No Easy Answers on FTTH Investment
This week, Heavy Reading will be presenting its European FTTH forecast at the FTTH Council Europe's annual conference in Stockholm and the news this year is good.
After years of dampening down demand, we're pleased to report that prospects are looking much better across the region, and we're projecting nearly 50 million deployed lines by 2018. And whereas in previous years, it was the innovators -- utilities and competitive telcos in northern and eastern Europe -- who were leading the way, now many incumbent telcos in Western Europe are joining the fiber party, among them Telefσnica SA (NYSE: TEF), Portugal Telecom SGPS SA (NYSE: PT), KPN Telecom NV (NYSE: KPN), Swisscom AG (NYSE: SCM) and Orange (NYSE: FTE). Between them, the EU's incumbent telcos added almost a million FTTH or FTTB lines in 2013, almost double the total back in 2011. For many of these incumbents, the cost-benefit balance has finally tipped in favor of fiber, and looking across Europe as a whole, the FTTH skeptics are now in a distinct minority.
So where does that leave the fiber laggards? As a Brit, I'm naturally pained to see the UK right at the foot of the FTTH league table. On any reasonable planning horizon, even if the UK (mainly BT Group plc (NYSE: BT; London: BTA)) suddenly got religious about FTTH, it would likely take more than ten years to catch up with leading nations like Sweden, where over a quarter of households are already connected to FTTH or FTTB.
Does it matter? That's a simple question that requires a very complicated answer -- far too complicated to fit in a short blog. It would need to take in a host of factors that include localized capex and opex projections and comparisons, projections of end-user demand, the local competitive and regulatory environment, the nature of the local housing stock and many other things besides.
For now, however, laggards such as BT, Deutsche Telekom AG (NYSE: DT), Telekom Austria AG (NYSE: TKA; Vienna: TKA), Belgacom SA (Euronext: BELG) (and others like KPN and Swisscom who are pursuing a hybrid FTTH/FTTC strategy) are placing a big theoretical bet that vectoring (and perhaps G.fast) will take them far enough up the bandwidth curve to meet all likely demand for at least the next five years, for a fraction of the (capex) cost of FTTH. For who, they say, really needs more than 50-100Mbit/s downstream and 5-10Mbit/s upstream?
In truth, no-one really knows the answer to that question. Although Nielsen's Law of Internet Bandwidth suggests that households will be enjoying near-1Gbit/s line speeds by the end of the decade -- far beyond vectoring -- skeptics are entitled to question whether this "law" will really pan out. Whereas ten years ago it was easy to predict that video would eventually be delivered via the Internet, driving bandwidth demand, it's not at all clear what services will be driving 1Gbit/s demand in 2020. Which is not to say, of course, that there won't be such services. Nor is it to say services themselves will be the deciding factor: There's evidence out there that some just want the highest speed available, while others now see fiber as a must-have residential investment, like double glazing.

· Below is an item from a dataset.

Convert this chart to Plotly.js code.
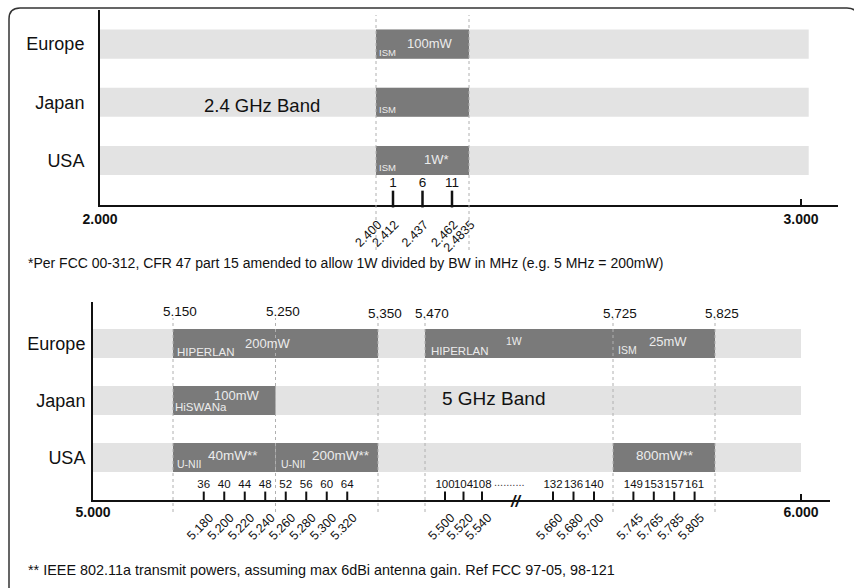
<!DOCTYPE html>
<html>
<head>
<meta charset="utf-8">
<script src="https://cdn.plot.ly/plotly-3.0.1.min.js"></script>
<style>html,body{margin:0;padding:0;background:#fff;}#chart{width:854px;height:588px;}</style>
</head>
<body>
<div id="chart"></div>
<script>
// ---------------- DATA ----------------
const regions = ['Europe', 'Japan', 'USA'];

// 2.4 GHz band (GHz)
const band24Extent = [2.000, 3.012];
const alloc24Region = ['Europe', 'Japan', 'USA'];
const alloc24Start = [2.400, 2.400, 2.400];
const alloc24End = [2.4835, 2.4835, 2.4835];
const edge24 = [2.400, 2.4835];
const ch24Num = ['1', '6', '11'];
const ch24Freq = [2.412, 2.437, 2.462];
const freqTicks24 = [2.400, 2.412, 2.437, 2.462, 2.4835];
const freqTickText24 = ['2.400', '2.412', '2.437', '2.462', '2.4835'];
const axisTicks24 = [2.000, 3.000];
const axisTickText24 = ['2.000', '3.000'];

// 5 GHz band (GHz)
const band5Extent = [5.000, 6.000];
const alloc5Region = ['Europe', 'Europe', 'Europe', 'Japan', 'USA', 'USA', 'USA'];
const alloc5Start = [5.150, 5.470, 5.725, 5.150, 5.150, 5.250, 5.725];
const alloc5End = [5.350, 5.725, 5.825, 5.250, 5.250, 5.350, 5.825];
const edge5 = [5.150, 5.250, 5.350, 5.470, 5.725, 5.825];
const edge5Text = ['5.150', '5.250', '5.350', '5.470', '5.725', '5.825'];
const ch5Num = ['36', '40', '44', '48', '52', '56', '60', '64', '100', '104', '108', '132', '136', '140', '149', '153', '157', '161'];
const ch5Freq = [5.180, 5.200, 5.220, 5.240, 5.260, 5.280, 5.300, 5.320, 5.500, 5.520, 5.540, 5.660, 5.680, 5.700, 5.745, 5.765, 5.785, 5.805];
const freqTickText5 = ['5.180', '5.200', '5.220', '5.240', '5.260', '5.280', '5.300', '5.320', '5.500', '5.520', '5.540', '5.660', '5.680', '5.700', '5.745', '5.765', '5.785', '5.805'];
const axisTicks5 = [5.000, 6.000];
const axisTickText5 = ['5.000', '6.000'];

const footnote24 = '*Per FCC 00-312, CFR 47 part 15 amended to allow 1W divided by BW in MHz (e.g. 5 MHz = 200mW)';
const footnote5 = '** IEEE 802.11a transmit powers, assuming max 6dBi antenna gain. Ref FCC 97-05, 98-121';

// ---------------- SCHEMATIC (non-linear) FREQUENCY SCALE ----------------
const warp24F = [2.000, 2.400, 2.412, 2.462, 2.4835, 3.000];
const warp24P = [100, 376, 393, 452, 469, 801];
const warp5F = [5.000, 5.150, 5.350, 5.470, 5.500, 5.540, 5.660, 5.700, 5.725, 5.825, 6.000];
const warp5P = [93, 173, 378, 425, 445, 482, 553, 594, 613, 715, 801];
function makeWarp(F, P) {
  return function (f) {
    let i = 0;
    if (f <= F[0]) i = 0;
    else if (f >= F[F.length - 1]) i = F.length - 2;
    else { while (i < F.length - 2 && f > F[i + 1]) i++; }
    return P[i] + (f - F[i]) * (P[i + 1] - P[i]) / (F[i + 1] - F[i]);
  };
}
const w24 = makeWarp(warp24F, warp24P);
const w5 = makeWarp(warp5F, warp5P);
const yOf = r => 2 - regions.indexOf(r);

// ---------------- STYLE ----------------
const FONT = 'Liberation Sans, Arial, Helvetica, sans-serif';
const LIGHT = '#e3e3e3';
const DARK = '#7a7a7a';
const INK = '#111111';
const BARTXT = '#ececec';
const W = 854, H = 588;
const px = v => v / W, py = v => 1 - v / H;

const traces = [];
traces.push({
  type: 'bar', orientation: 'h', xaxis: 'x', yaxis: 'y',
  y: regions.map(yOf), base: regions.map(() => w24(band24Extent[0])),
  x: regions.map(() => w24(band24Extent[1]) - w24(band24Extent[0])),
  width: 0.5, marker: { color: LIGHT, line: { width: 0 } }, hoverinfo: 'skip'
});
traces.push({
  type: 'bar', orientation: 'h', xaxis: 'x', yaxis: 'y',
  y: alloc24Region.map(yOf), base: alloc24Start.map(w24),
  x: alloc24Start.map((s, i) => w24(alloc24End[i]) - w24(s)),
  width: 0.5, marker: { color: DARK, line: { width: 0 } }, hoverinfo: 'skip'
});
traces.push({
  type: 'bar', orientation: 'h', xaxis: 'x2', yaxis: 'y2',
  y: regions.map(yOf), base: regions.map(() => w5(band5Extent[0])),
  x: regions.map(() => w5(band5Extent[1]) - w5(band5Extent[0])),
  width: 0.51, marker: { color: LIGHT, line: { width: 0 } }, hoverinfo: 'skip'
});
traces.push({
  type: 'bar', orientation: 'h', xaxis: 'x2', yaxis: 'y2',
  y: alloc5Region.map(yOf), base: alloc5Start.map(w5),
  x: alloc5Start.map((s, i) => w5(alloc5End[i]) - w5(s)),
  width: 0.51, marker: { color: DARK, line: { width: 0 } }, hoverinfo: 'skip'
});
traces.push({
  type: 'scatter', mode: 'markers+text', xaxis: 'x3', yaxis: 'y',
  x: ch24Freq.map(w24), y: ch24Freq.map(() => -0.662),
  text: ch24Num, textposition: 'top center',
  textfont: { family: FONT, size: 13.5, color: INK },
  marker: { symbol: 'line-ns', size: 12, line: { width: 2.5, color: INK } },
  hoverinfo: 'skip', cliponaxis: false
});
traces.push({
  type: 'scatter', mode: 'markers+text', xaxis: 'x4', yaxis: 'y2',
  x: ch5Freq.map(w5), y: ch5Freq.map(() => -0.684),
  text: ch5Num, textposition: 'top center',
  textfont: { family: FONT, size: 11.5, color: INK },
  marker: { symbol: 'line-ns', size: 7, line: { width: 2, color: INK } },
  hoverinfo: 'skip', cliponaxis: false
});

const shapes = [];
edge24.forEach(f => shapes.push({
  type: 'line', xref: 'x', yref: 'paper', x0: w24(f), x1: w24(f), y0: py(250), y1: py(15),
  line: { color: '#b0b0b0', width: 1, dash: 'dot' }, layer: 'above'
}));
edge5.forEach(f => shapes.push({
  type: 'line', xref: 'x2', yref: 'paper', x0: w5(f), x1: w5(f), y0: py(512), y1: py(318),
  line: { color: '#b0b0b0', width: 1, dash: 'dot' }, layer: 'above'
}));
{
  const L = 9, T = 8, R = 858, B = 600, r = 11;
  const p = `M ${px(L)},${py(B)} L ${px(L)},${py(T + r)} Q ${px(L)},${py(T)} ${px(L + r)},${py(T)} L ${px(R - r)},${py(T)} Q ${px(R)},${py(T)} ${px(R)},${py(T + r)} L ${px(R)},${py(B)}`;
  shapes.push({ type: 'path', xref: 'paper', yref: 'paper', path: p, line: { color: '#333', width: 1.5 } });
}

const ann = [];
function barLabel(xref, yref, warp, f, region, text, dx, dy, size) {
  ann.push({
    xref, yref, x: warp(f), y: yOf(region), xanchor: 'left', yanchor: 'middle',
    xshift: dx, yshift: dy, text, showarrow: false,
    font: { family: FONT, size, color: BARTXT }
  });
}
barLabel('x', 'y', w24, 2.400, 'Europe', 'ISM', 1, -8, 9.5);
barLabel('x', 'y', w24, 2.400, 'Europe', '100mW', 29, 1, 13);
barLabel('x', 'y', w24, 2.400, 'Japan', 'ISM', 1, -7, 9.5);
barLabel('x', 'y', w24, 2.400, 'USA', 'ISM', 1, -7, 9.5);
barLabel('x', 'y', w24, 2.400, 'USA', '1W*', 46, 1, 13);
barLabel('x2', 'y2', w5, 5.150, 'Europe', 'HIPERLAN', 2, -9, 11.5);
barLabel('x2', 'y2', w5, 5.150, 'Europe', '200mW', 70, 0, 13);
barLabel('x2', 'y2', w5, 5.470, 'Europe', 'HIPERLAN', 4, -8, 11.5);
barLabel('x2', 'y2', w5, 5.470, 'Europe', '1W', 79, 2, 10.5);
barLabel('x2', 'y2', w5, 5.725, 'Europe', 'ISM', 3, -7, 10.5);
barLabel('x2', 'y2', w5, 5.725, 'Europe', '25mW', 34, 2, 13);
barLabel('x2', 'y2', w5, 5.150, 'Japan', '100mW', 39, 4.5, 13);
barLabel('x2', 'y2', w5, 5.150, 'Japan', 'HiSWANa', 0, -6.5, 11.5);
barLabel('x2', 'y2', w5, 5.150, 'USA', 'U-NII', 2, -6.5, 10.5);
barLabel('x2', 'y2', w5, 5.150, 'USA', '40mW**', 33, 1.5, 13.5);
barLabel('x2', 'y2', w5, 5.250, 'USA', 'U-NII', 3, -6.5, 10.5);
barLabel('x2', 'y2', w5, 5.250, 'USA', '200mW**', 34, 1.5, 13.5);
barLabel('x2', 'y2', w5, 5.725, 'USA', '800mW**', 21, 1.5, 13.5);

edge5.forEach((f, i) => ann.push({
  xref: 'x2', yref: 'paper', x: w5(f), y: py(i >= 2 ? 313 : 311), xshift: 7, xanchor: 'center', yanchor: 'middle',
  text: edge5Text[i], showarrow: false, font: { family: FONT, size: 13.5, color: INK }
}));
ann.push({ xref: 'x2', yref: 'paper', x: w5(5.540), xshift: 10, y: py(482), xanchor: 'left', yanchor: 'middle',
  text: '..........', showarrow: false, font: { family: FONT, size: 11, color: '#444' } });
ann.push({ xref: 'paper', yref: 'paper', x: px(515), y: py(501), xanchor: 'center', yanchor: 'middle',
  text: '<b><i>//</i></b>', showarrow: false, font: { family: FONT, size: 16, color: INK } });
ann.push({ xref: 'paper', yref: 'paper', x: px(262), y: py(105), xanchor: 'center', yanchor: 'middle',
  text: '2.4 GHz Band', showarrow: false, font: { family: FONT, size: 18.5, color: INK } });
ann.push({ xref: 'paper', yref: 'paper', x: px(494), y: py(398), xanchor: 'center', yanchor: 'middle',
  text: '5 GHz Band', showarrow: false, font: { family: FONT, size: 19, color: INK } });
ann.push({ xref: 'paper', yref: 'paper', x: px(26), y: py(263), xanchor: 'left', yanchor: 'middle',
  text: footnote24, showarrow: false, font: { family: FONT, size: 14, color: INK } });
ann.push({ xref: 'paper', yref: 'paper', x: px(26), y: py(570), xanchor: 'left', yanchor: 'middle',
  text: footnote5, showarrow: false, font: { family: FONT, size: 14.4, color: INK } });

const baseX = { showgrid: false, zeroline: false, fixedrange: true };
const layout = {
  width: W, height: H, margin: { l: 0, r: 0, t: 0, b: 0 },
  paper_bgcolor: '#fff', plot_bgcolor: 'rgba(0,0,0,0)',
  barmode: 'overlay', showlegend: false, hovermode: false,
  font: { family: FONT, color: INK },
  xaxis: Object.assign({}, baseX, {
    domain: [px(100), px(838)], range: [100, 838], anchor: 'y',
    showline: true, linecolor: INK, linewidth: 2,
    ticks: 'inside', ticklen: 6, tickwidth: 1.5, tickcolor: INK,
    tickvals: axisTicks24.map(w24), ticktext: axisTickText24.map(t => '<b>' + t + '</b>'),
    tickfont: { family: FONT, size: 14, color: INK }, ticklabelstandoff: 0
  }),
  xaxis3: Object.assign({}, baseX, {
    overlaying: 'x', anchor: 'y', range: [100, 838], side: 'bottom',
    showline: false, ticks: '', tickangle: -45,
    tickvals: freqTicks24.map(w24), ticktext: freqTickText24,
    tickfont: { family: FONT, size: 12.5, color: INK }, ticklabelstandoff: 9, ticklabelshift: 2
  }),
  yaxis: {
    domain: [py(205), py(10)], range: [-0.764, 2.586], anchor: 'x',
    showline: true, linecolor: INK, linewidth: 2, ticks: '',
    tickvals: regions.map(yOf), ticktext: regions,
    tickfont: { family: FONT, size: 18, color: INK }, ticklabelstandoff: 10,
    showgrid: false, zeroline: false, fixedrange: true
  },
  xaxis2: Object.assign({}, baseX, {
    domain: [px(93), px(830)], range: [93, 830], anchor: 'y2',
    showline: true, linecolor: INK, linewidth: 2,
    ticks: 'inside', ticklen: 6, tickwidth: 1.5, tickcolor: INK,
    tickvals: axisTicks5.map(w5), ticktext: axisTickText5.map(t => '<b>' + t + '</b>'),
    tickfont: { family: FONT, size: 14, color: INK }, ticklabelstandoff: -2
  }),
  xaxis4: Object.assign({}, baseX, {
    overlaying: 'x2', anchor: 'y2', range: [93, 830], side: 'bottom',
    showline: false, ticks: '', tickangle: -45,
    tickvals: ch5Freq.map(w5), ticktext: freqTickText5,
    tickfont: { family: FONT, size: 12.5, color: INK }, ticklabelstandoff: 7, ticklabelshift: 6
  }),
  yaxis2: {
    domain: [py(500), py(302)], range: [-0.746, 2.728], anchor: 'x2',
    showline: true, linecolor: INK, linewidth: 2, ticks: '',
    tickvals: regions.map(yOf), ticktext: regions,
    tickfont: { family: FONT, size: 18, color: INK }, ticklabelstandoff: 2,
    showgrid: false, zeroline: false, fixedrange: true
  },
  shapes, annotations: ann
};

Plotly.newPlot('chart', traces, layout, { staticPlot: true, displayModeBar: false });
</script>
</body>
</html>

And that, of course, is just the start of the debate. On the cost side, for example, do opex savings outweigh the high upfront cost of laying fiber, and how is that equation changing? Again, that requires analysis of a whole host of micro- and macro-issues, and the answer is not clear-cut, nor the same for every operator or region.
The truth is that while FTTH investment is often characterized as a high-risk investment, FTTH non-investment might turn out to be equally risky: it all depends on your assumptions and projections. In today's telecommunications investing environment, there are very few sure bets.